The listing below begins with the first line you should copy; stop after the line containing "3)), linewidth=1.3, zorder=2)", and drop every picture.

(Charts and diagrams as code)
-=-=-=-=-

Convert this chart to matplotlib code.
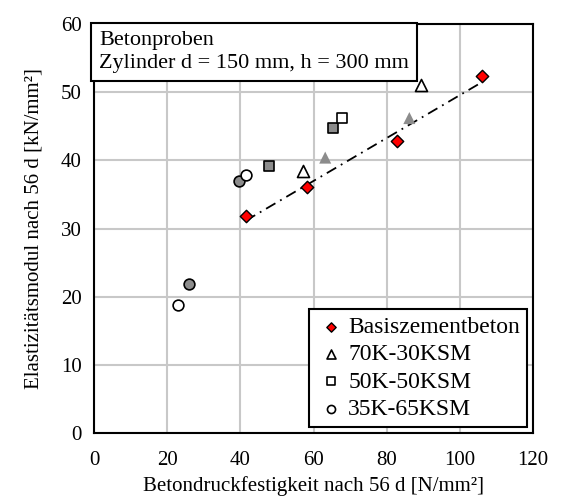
import matplotlib.pyplot as plt
import numpy as np

plt.rcParams['font.family'] = ['Liberation Serif', 'DejaVu Serif']

# Basiszementbeton
bz_x = [41.5, 58.1, 82.7, 106.0]
bz_y = [31.8, 36.1, 42.9, 52.3]
# 70K-30KSM (white / gray)
k70_x = [57.2, 89.4]
k70_y = [38.5, 51.0]
k70g_x = [63.2, 86.2]
k70g_y = [40.4, 46.2]
# 50K-50KSM
k50_x = [67.9]
k50_y = [46.2]
k50g_x = [47.7, 65.2]
k50g_y = [39.1, 44.8]
# 35K-65KSM
k35_x = [23.0, 41.5]
k35_y = [18.8, 37.8]
k35g_x = [26.0, 39.5]
k35g_y = [21.9, 37.0]

fig = plt.figure(figsize=(5.65, 4.96), dpi=100)
ax = fig.add_axes([94/565, 63/496, 439/565, 409/496])

gray = '#8c8c8c'
ax.scatter(k35g_x, k35g_y, marker='o', s=60, c=gray, edgecolors='black', linewidths=1.2, zorder=3)
ax.scatter(k35_x, k35_y, marker='o', s=60, c='white', edgecolors='black', linewidths=1.2, zorder=3, label='35K-65KSM')
ax.scatter(k50g_x, k50g_y, marker='s', s=60, c=gray, edgecolors='black', linewidths=1.2, zorder=3)
ax.scatter(k50_x, k50_y, marker='s', s=60, c='white', edgecolors='black', linewidths=1.2, zorder=3, label='50K-50KSM')
ax.scatter(k70g_x, k70g_y, marker='^', s=75, c=gray, edgecolors='none', zorder=3)
ax.scatter(k70_x, k70_y, marker='^', s=75, c='white', edgecolors='black', linewidths=1.2, zorder=3, label='70K-30KSM')
ax.scatter(bz_x, bz_y, marker='D', s=40, c='red', edgecolors='black', linewidths=1.0, zorder=4, label='Basiszementbeton')

# trend line of Basiszementbeton
p = np.polyfit(bz_x, bz_y, 1)
xs = np.array([min(bz_x), max(bz_x)])
ax.plot(xs, np.polyval(p, xs), color='black', linestyle=(0, (6, 3, 1, 3)), linewidth=1.3, zorder=2)

ax.set_xlim(0, 120)
ax.set_ylim(0, 60)
ax.set_xticks(np.arange(0, 121, 20))
ax.set_yticks(np.arange(0, 61, 10))
ax.grid(True, color='#c8c8c8', linewidth=1.5)
ax.set_axisbelow(True)
for s in ax.spines.values():
    s.set_linewidth(1.5)
ax.tick_params(length=0, labelsize=15)
ax.tick_params(axis='x', pad=13)
ax.tick_params(axis='y', pad=9)
ax.set_xlabel('Betondruckfestigkeit nach 56 d [N/mm²]', fontsize=15, labelpad=4)
ax.set_ylabel('Elastizitätsmodul nach 56 d [kN/mm²]', fontsize=15, labelpad=12)

handles, labels = ax.get_legend_handles_labels()
order = [3, 2, 1, 0]
leg = ax.legend([handles[i] for i in order], [labels[i] for i in order],
                loc='lower right', fontsize=17, frameon=True, fancybox=False,
                edgecolor='black', framealpha=1, handletextpad=0.15,
                handlelength=1.2, borderpad=0.3, labelspacing=0.25, markerscale=0.75,
                borderaxespad=0.25)
leg.get_frame().set_linewidth(1.5)

fig.text(99/565, 1 - 52/496, 'Betonproben\nZylinder d = 150 mm, h = 300 mm',
         fontsize=16, va='center', ha='left', linespacing=1.25,
         bbox=dict(boxstyle='square,pad=0.38', facecolor='white', edgecolor='black', linewidth=1.5))

fig.savefig('out.png', dpi=100)
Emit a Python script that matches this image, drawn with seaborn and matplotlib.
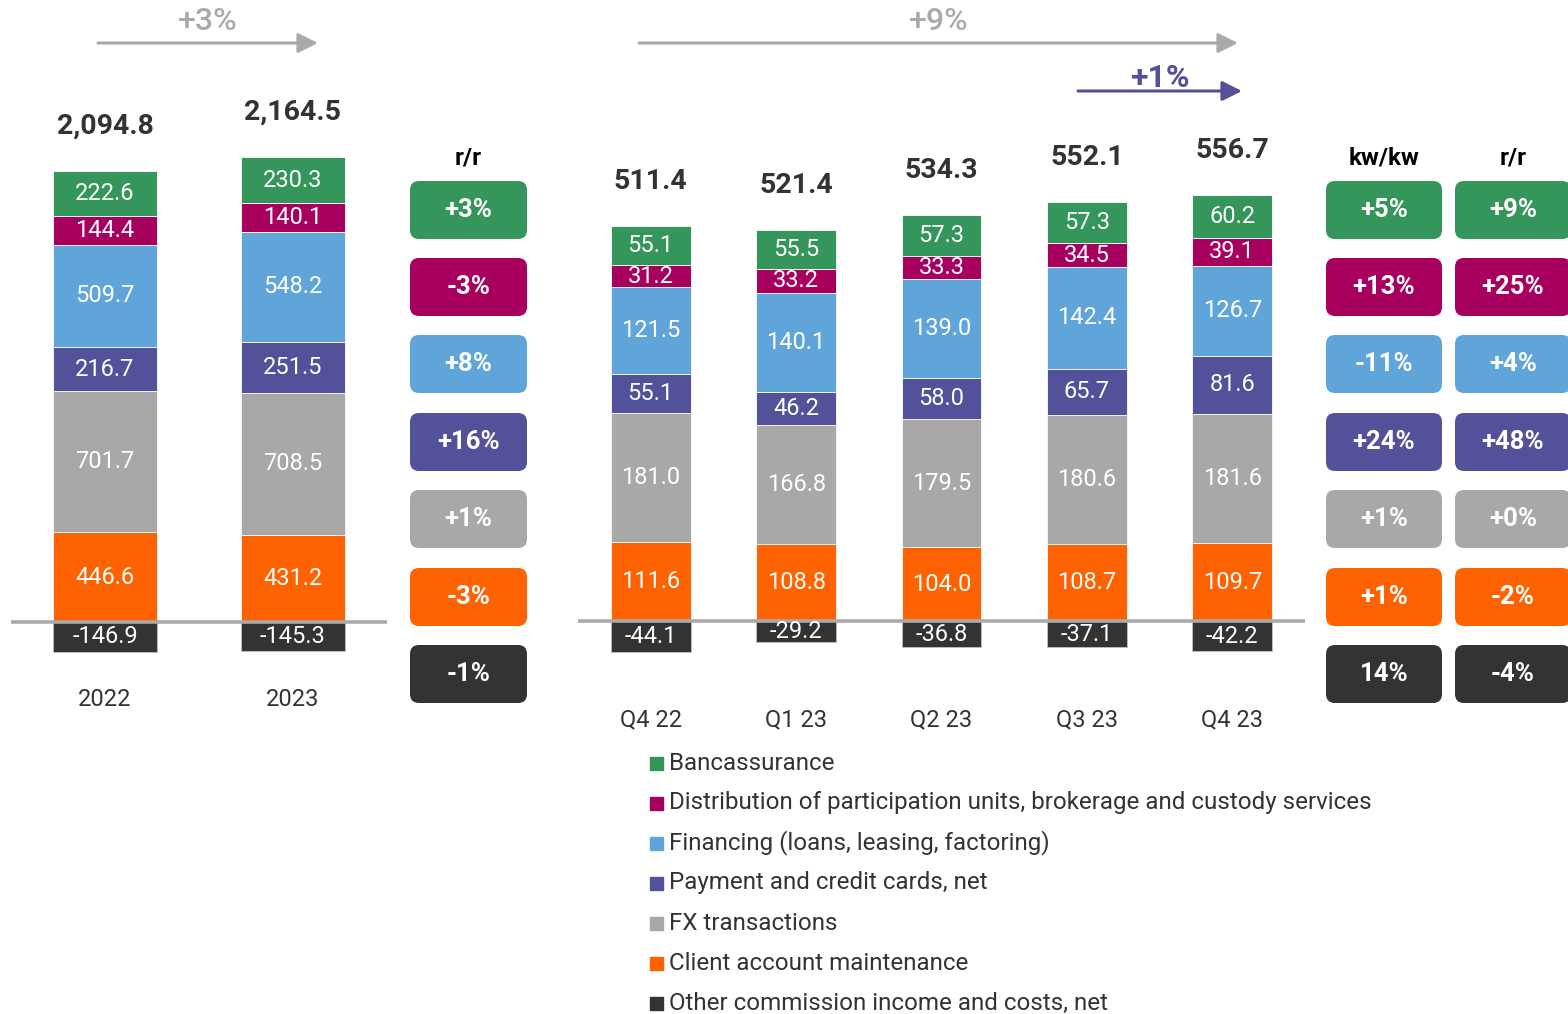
import matplotlib
matplotlib.use("Agg")
import matplotlib.pyplot as plt
from matplotlib.patches import FancyBboxPatch, Rectangle
import pandas as pd
import seaborn as sns

# categories
years = ["2022", "2023"]
quarters = ["Q4 22", "Q1 23", "Q2 23", "Q3 23", "Q4 23"]
series = ["Bancassurance",
          "Distribution of participation units, brokerage and custody services",
          "Financing (loans, leasing, factoring)",
          "Payment and credit cards, net",
          "FX transactions",
          "Client account maintenance",
          "Other commission income and costs, net"]

# annual values
y_banc = [222.6, 230.3]
y_dist = [144.4, 140.1]
y_fin = [509.7, 548.2]
y_pay = [216.7, 251.5]
y_fx = [701.7, 708.5]
y_acc = [446.6, 431.2]
y_oth = [-146.9, -145.3]
y_total = [2094.8, 2164.5]

# quarterly values
q_banc = [55.1, 55.5, 57.3, 57.3, 60.2]
q_dist = [31.2, 33.2, 33.3, 34.5, 39.1]
q_fin = [121.5, 140.1, 139.0, 142.4, 126.7]
q_pay = [55.1, 46.2, 58.0, 65.7, 81.6]
q_fx = [181.0, 166.8, 179.5, 180.6, 181.6]
q_acc = [111.6, 108.8, 104.0, 108.7, 109.7]
q_oth = [-44.1, -29.2, -36.8, -37.1, -42.2]
q_total = [511.4, 521.4, 534.3, 552.1, 556.7]

# change badges (same order as series)
yoy_annual = ["+3%", "-3%", "+8%", "+16%", "+1%", "-3%", "-1%"]
qoq = ["+5%", "+13%", "-11%", "+24%", "+1%", "+1%", "14%"]
yoy_quarter = ["+9%", "+25%", "+4%", "+48%", "+0%", "-2%", "-4%"]

colors = ["#34965A", "#A8005F", "#60A5DA", "#52519A", "#A8A8A8", "#FF6200", "#333333"]
dark = "#333333"

sns.set_style("white")
plt.rcParams['font.family'] = ['Roboto', 'DejaVu Sans']

W, H = 1568, 1014
fig = plt.figure(figsize=(W / 100, H / 100), dpi=100)

# overlay in pixel coordinates for badges, arrows, legend
ov = fig.add_axes([0, 0, 1, 1])
ov.set_xlim(0, W)
ov.set_ylim(H, 0)
ov.axis("off")


def px_axes(l, t, r, b):
    return fig.add_axes([l / W, 1 - b / H, (r - l) / W, (b - t) / H])


def stacked(ax, cats, cols, neg, totals, width, ylim):
    df = pd.DataFrame(dict(zip(series[:6], cols)), index=cats)
    order = series[5::-1]  # bottom to top
    cum = df[order].cumsum(axis=1)
    for name in reversed(order):
        sns.barplot(x=cats, y=cum[name].values, order=cats, color=colors[series.index(name)],
                    saturation=1, width=width, edgecolor="#f4f4f4", linewidth=0.7, ax=ax, zorder=2)
    sns.barplot(x=cats, y=neg, order=cats, color=colors[6], saturation=1, width=width,
                edgecolor="#bbbbbb", linewidth=0.7, ax=ax, zorder=2)
    for i, cat in enumerate(cats):
        bottom = 0
        for name in order:
            v = df.loc[cat, name]
            ax.text(i, bottom + v / 2, f"{v:.1f}", ha="center", va="center",
                    fontsize=17, color="white", zorder=4)
            bottom += v
        ax.text(i, neg[i] / 2, f"{neg[i]:.1f}", ha="center", va="center",
                fontsize=17, color="white", zorder=4)
        ax.annotate(f"{totals[i]:,.1f}", (i, bottom), xytext=(0, 32), textcoords="offset points",
                    ha="center", va="center", fontsize=20.5, fontweight="bold", color=dark)
    ax.axhline(0, color="#AAAAAA", lw=2.6, zorder=3)
    ax.set_xlim(-0.5, len(cats) - 0.5)
    ax.set_ylim(*ylim)
    ax.set_yticks([])
    ax.set_xlabel("")
    ax.set_ylabel("")
    ax.tick_params(axis="x", length=0, pad=6, labelsize=17, labelcolor=dark)
    sns.despine(ax=ax, left=True, bottom=True)
    ax.patch.set_alpha(0)


ax1 = px_axes(11, 140, 387, 680)
stacked(ax1, years, [y_banc, y_dist, y_fin, y_pay, y_fx, y_acc], y_oth, y_total, 0.553, (-288.1, 2394.4))

ax2 = px_axes(578, 140, 1305, 700)
stacked(ax2, quarters, [q_banc, q_dist, q_fin, q_pay, q_fx, q_acc], q_oth, q_total, 0.55, (-111.1, 676.5))

# badges
row_y = [210, 287, 364, 442, 519, 597, 674]


def badges(xc, bw, vals, header):
    ov.text(xc, 158, header, ha="center", va="center", fontsize=17.5, fontweight="bold", color="black")
    bh, r = 58, 9
    for yc, v, c in zip(row_y, vals, colors):
        ov.add_patch(FancyBboxPatch((xc - bw / 2 + r, yc - bh / 2 + r), bw - 2 * r, bh - 2 * r,
                                    boxstyle=f"round,pad={r},rounding_size={r}", fc=c, ec="none"))
        ov.text(xc, yc, v, ha="center", va="center", fontsize=18.5, fontweight="bold", color="white")


badges(468.5, 117, yoy_annual, "r/r")
badges(1384, 116, qoq, "kw/kw")
badges(1513, 116, yoy_quarter, "r/r")

# growth arrows


def arrow(x0, x1, y, text, ty, color, weight):
    ov.annotate("", xy=(x1, y), xytext=(x0, y),
                arrowprops=dict(arrowstyle="-|>,head_length=0.6,head_width=0.3", color=color,
                                lw=2.2, mutation_scale=20, shrinkA=0, shrinkB=0))
    ov.text((x0 + x1) / 2, ty, text, ha="center", va="center", fontsize=23,
            fontweight=weight, color=color)


arrow(98, 318, 43, "+3%", 22, "#AAAAAA", "medium")
arrow(639, 1238, 43, "+9%", 22, "#AAAAAA", "medium")
arrow(1078, 1242, 91, "+1%", 78, "#52519A", "bold")

# legend
for k, (name, c) in enumerate(zip(series, colors)):
    y = 763 + 40 * k
    ov.add_patch(Rectangle((650, y - 6.5), 13, 13, color=c))
    ov.text(669, y, name, ha="left", va="center", fontsize=17.4, color=dark)

fig.savefig("out.png", dpi=100)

-=-=-=-=-

Problem solution:
Convert this chart to matplotlib code.
import matplotlib.pyplot as plt
import numpy as np

plt.rcParams['font.family'] = ['Liberation Serif', 'DejaVu Serif']

# Basiszementbeton
bz_x = [41.5, 58.1, 82.7, 106.0]
bz_y = [31.8, 36.1, 42.9, 52.3]
# 70K-30KSM (white / gray)
k70_x = [57.2, 89.4]
k70_y = [38.5, 51.0]
k70g_x = [63.2, 86.2]
k70g_y = [40.4, 46.2]
# 50K-50KSM
k50_x = [67.9]
k50_y = [46.2]
k50g_x = [47.7, 65.2]
k50g_y = [39.1, 44.8]
# 35K-65KSM
k35_x = [23.0, 41.5]
k35_y = [18.8, 37.8]
k35g_x = [26.0, 39.5]
k35g_y = [21.9, 37.0]

fig = plt.figure(figsize=(5.65, 4.96), dpi=100)
ax = fig.add_axes([94/565, 63/496, 439/565, 409/496])

gray = '#8c8c8c'
ax.scatter(k35g_x, k35g_y, marker='o', s=60, c=gray, edgecolors='black', linewidths=1.2, zorder=3)
ax.scatter(k35_x, k35_y, marker='o', s=60, c='white', edgecolors='black', linewidths=1.2, zorder=3, label='35K-65KSM')
ax.scatter(k50g_x, k50g_y, marker='s', s=60, c=gray, edgecolors='black', linewidths=1.2, zorder=3)
ax.scatter(k50_x, k50_y, marker='s', s=60, c='white', edgecolors='black', linewidths=1.2, zorder=3, label='50K-50KSM')
ax.scatter(k70g_x, k70g_y, marker='^', s=75, c=gray, edgecolors='none', zorder=3)
ax.scatter(k70_x, k70_y, marker='^', s=75, c='white', edgecolors='black', linewidths=1.2, zorder=3, label='70K-30KSM')
ax.scatter(bz_x, bz_y, marker='D', s=40, c='red', edgecolors='black', linewidths=1.0, zorder=4, label='Basiszementbeton')

# trend line of Basiszementbeton
p = np.polyfit(bz_x, bz_y, 1)
xs = np.array([min(bz_x), max(bz_x)])
ax.plot(xs, np.polyval(p, xs), color='black', linestyle=(0, (6, 3, 1, 3)), linewidth=1.3, zorder=2)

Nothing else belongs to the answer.